Source data:

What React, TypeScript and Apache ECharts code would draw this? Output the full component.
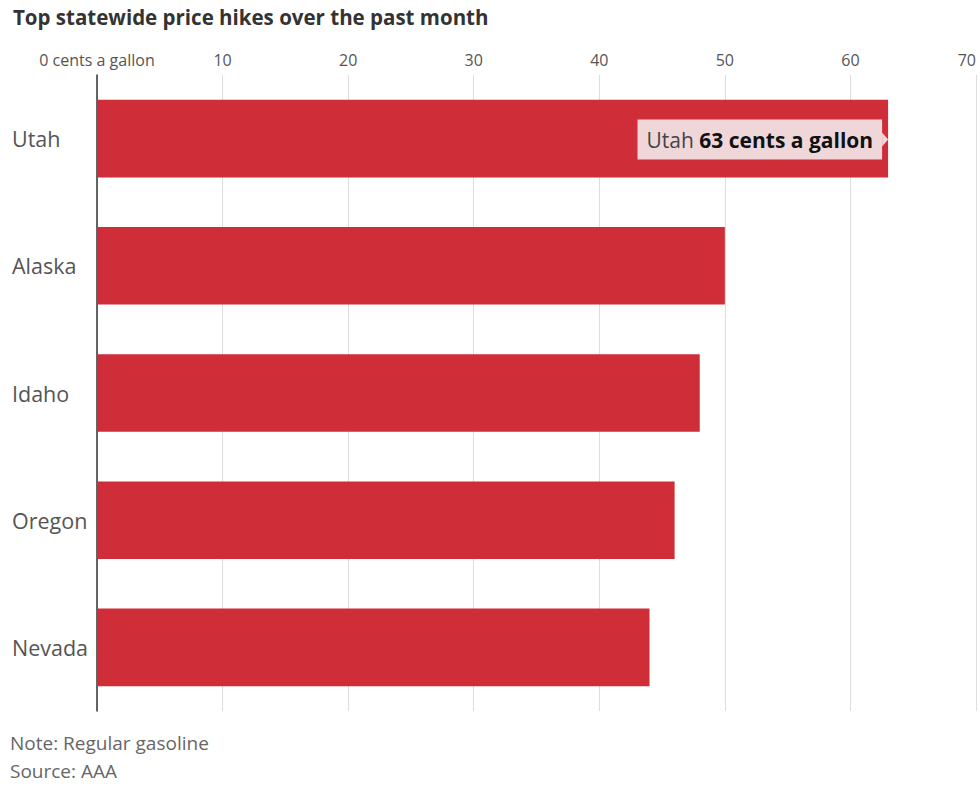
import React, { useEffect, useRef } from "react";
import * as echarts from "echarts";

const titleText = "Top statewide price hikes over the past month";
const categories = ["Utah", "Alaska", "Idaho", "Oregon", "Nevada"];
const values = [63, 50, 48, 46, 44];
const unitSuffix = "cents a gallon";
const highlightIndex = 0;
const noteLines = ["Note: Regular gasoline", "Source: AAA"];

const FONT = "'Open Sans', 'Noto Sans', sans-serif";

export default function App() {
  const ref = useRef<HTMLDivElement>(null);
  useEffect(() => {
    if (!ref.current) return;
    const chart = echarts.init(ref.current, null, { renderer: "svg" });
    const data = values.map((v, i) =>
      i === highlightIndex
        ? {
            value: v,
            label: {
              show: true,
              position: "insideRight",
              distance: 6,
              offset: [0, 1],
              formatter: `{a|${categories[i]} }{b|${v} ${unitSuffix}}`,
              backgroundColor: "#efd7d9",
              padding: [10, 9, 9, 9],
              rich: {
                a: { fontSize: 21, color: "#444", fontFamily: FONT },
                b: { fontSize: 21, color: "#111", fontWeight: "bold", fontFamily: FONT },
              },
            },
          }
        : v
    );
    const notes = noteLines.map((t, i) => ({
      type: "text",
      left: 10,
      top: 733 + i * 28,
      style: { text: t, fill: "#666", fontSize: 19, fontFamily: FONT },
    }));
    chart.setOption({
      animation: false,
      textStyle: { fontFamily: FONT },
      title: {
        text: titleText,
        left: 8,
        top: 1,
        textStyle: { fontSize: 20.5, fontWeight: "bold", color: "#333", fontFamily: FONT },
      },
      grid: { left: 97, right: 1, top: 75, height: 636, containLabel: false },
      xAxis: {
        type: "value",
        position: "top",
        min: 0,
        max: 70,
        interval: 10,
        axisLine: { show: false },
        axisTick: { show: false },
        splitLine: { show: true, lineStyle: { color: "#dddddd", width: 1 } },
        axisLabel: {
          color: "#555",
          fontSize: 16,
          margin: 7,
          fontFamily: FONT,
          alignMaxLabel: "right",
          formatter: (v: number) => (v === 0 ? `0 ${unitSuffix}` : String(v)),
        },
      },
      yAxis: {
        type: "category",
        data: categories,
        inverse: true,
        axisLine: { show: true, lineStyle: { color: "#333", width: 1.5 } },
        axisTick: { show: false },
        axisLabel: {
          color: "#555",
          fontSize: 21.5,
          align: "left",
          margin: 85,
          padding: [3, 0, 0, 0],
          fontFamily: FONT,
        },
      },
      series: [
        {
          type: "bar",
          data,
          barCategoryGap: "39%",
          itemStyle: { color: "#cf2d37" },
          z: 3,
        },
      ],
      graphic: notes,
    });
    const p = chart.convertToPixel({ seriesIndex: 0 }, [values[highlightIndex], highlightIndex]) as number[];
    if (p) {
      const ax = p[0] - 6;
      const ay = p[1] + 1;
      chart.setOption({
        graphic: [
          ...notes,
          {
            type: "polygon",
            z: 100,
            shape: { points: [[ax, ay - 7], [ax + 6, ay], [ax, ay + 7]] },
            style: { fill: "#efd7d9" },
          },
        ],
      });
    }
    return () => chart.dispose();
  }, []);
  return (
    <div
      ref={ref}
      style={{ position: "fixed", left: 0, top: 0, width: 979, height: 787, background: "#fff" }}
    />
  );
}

Set problem: Make an exact copy of the whole listing, but don't bring over any pictures.

Task response:
What React, TypeScript and Apache ECharts code would draw this? Output the full component.
import React, { useEffect, useRef } from "react";
import * as echarts from "echarts";

const titleText = "Top statewide price hikes over the past month";
const categories = ["Utah", "Alaska", "Idaho", "Oregon", "Nevada"];
const values = [63, 50, 48, 46, 44];
const unitSuffix = "cents a gallon";
const highlightIndex = 0;
const noteLines = ["Note: Regular gasoline", "Source: AAA"];

const FONT = "'Open Sans', 'Noto Sans', sans-serif";

export default function App() {
  const ref = useRef<HTMLDivElement>(null);
  useEffect(() => {
    if (!ref.current) return;
    const chart = echarts.init(ref.current, null, { renderer: "svg" });
    const data = values.map((v, i) =>
      i === highlightIndex
        ? {
            value: v,
            label: {
              show: true,
              position: "insideRight",
              distance: 6,
              offset: [0, 1],
              formatter: `{a|${categories[i]} }{b|${v} ${unitSuffix}}`,
              backgroundColor: "#efd7d9",
              padding: [10, 9, 9, 9],
              rich: {
                a: { fontSize: 21, color: "#444", fontFamily: FONT },
                b: { fontSize: 21, color: "#111", fontWeight: "bold", fontFamily: FONT },
              },
            },
          }
        : v
    );
    const notes = noteLines.map((t, i) => ({
      type: "text",
      left: 10,
      top: 733 + i * 28,
      style: { text: t, fill: "#666", fontSize: 19, fontFamily: FONT },
    }));
    chart.setOption({
      animation: false,
      textStyle: { fontFamily: FONT },
      title: {
        text: titleText,
        left: 8,
        top: 1,
        textStyle: { fontSize: 20.5, fontWeight: "bold", color: "#333", fontFamily: FONT },
      },
      grid: { left: 97, right: 1, top: 75, height: 636, containLabel: false },
      xAxis: {
        type: "value",
        position: "top",
        min: 0,
        max: 70,
        interval: 10,
        axisLine: { show: false },
        axisTick: { show: false },
        splitLine: { show: true, lineStyle: { color: "#dddddd", width: 1 } },
        axisLabel: {
          color: "#555",
          fontSize: 16,
          margin: 7,
          fontFamily: FONT,
          alignMaxLabel: "right",
          formatter: (v: number) => (v === 0 ? `0 ${unitSuffix}` : String(v)),
        },
      },
      yAxis: {
        type: "category",
        data: categories,
        inverse: true,
        axisLine: { show: true, lineStyle: { color: "#333", width: 1.5 } },
        axisTick: { show: false },
        axisLabel: {
          color: "#555",
          fontSize: 21.5,
          align: "left",
          margin: 85,
          padding: [3, 0, 0, 0],
          fontFamily: FONT,
        },
      },
      series: [
        {
          type: "bar",
          data,
          barCategoryGap: "39%",
          itemStyle: { color: "#cf2d37" },
          z: 3,
        },
      ],
      graphic: notes,
    });
    const p = chart.convertToPixel({ seriesIndex: 0 }, [values[highlightIndex], highlightIndex]) as number[];
    if (p) {
      const ax = p[0] - 6;
      const ay = p[1] + 1;
      chart.setOption({
        graphic: [
          ...notes,
          {
            type: "polygon",
            z: 100,
            shape: { points: [[ax, ay - 7], [ax + 6, ay], [ax, ay + 7]] },
            style: { fill: "#efd7d9" },
          },
        ],
      });
    }
    return () => chart.dispose();
  }, []);
  return (
    <div
      ref={ref}
      style={{ position: "fixed", left: 0, top: 0, width: 979, height: 787, background: "#fff" }}
    />
  );
}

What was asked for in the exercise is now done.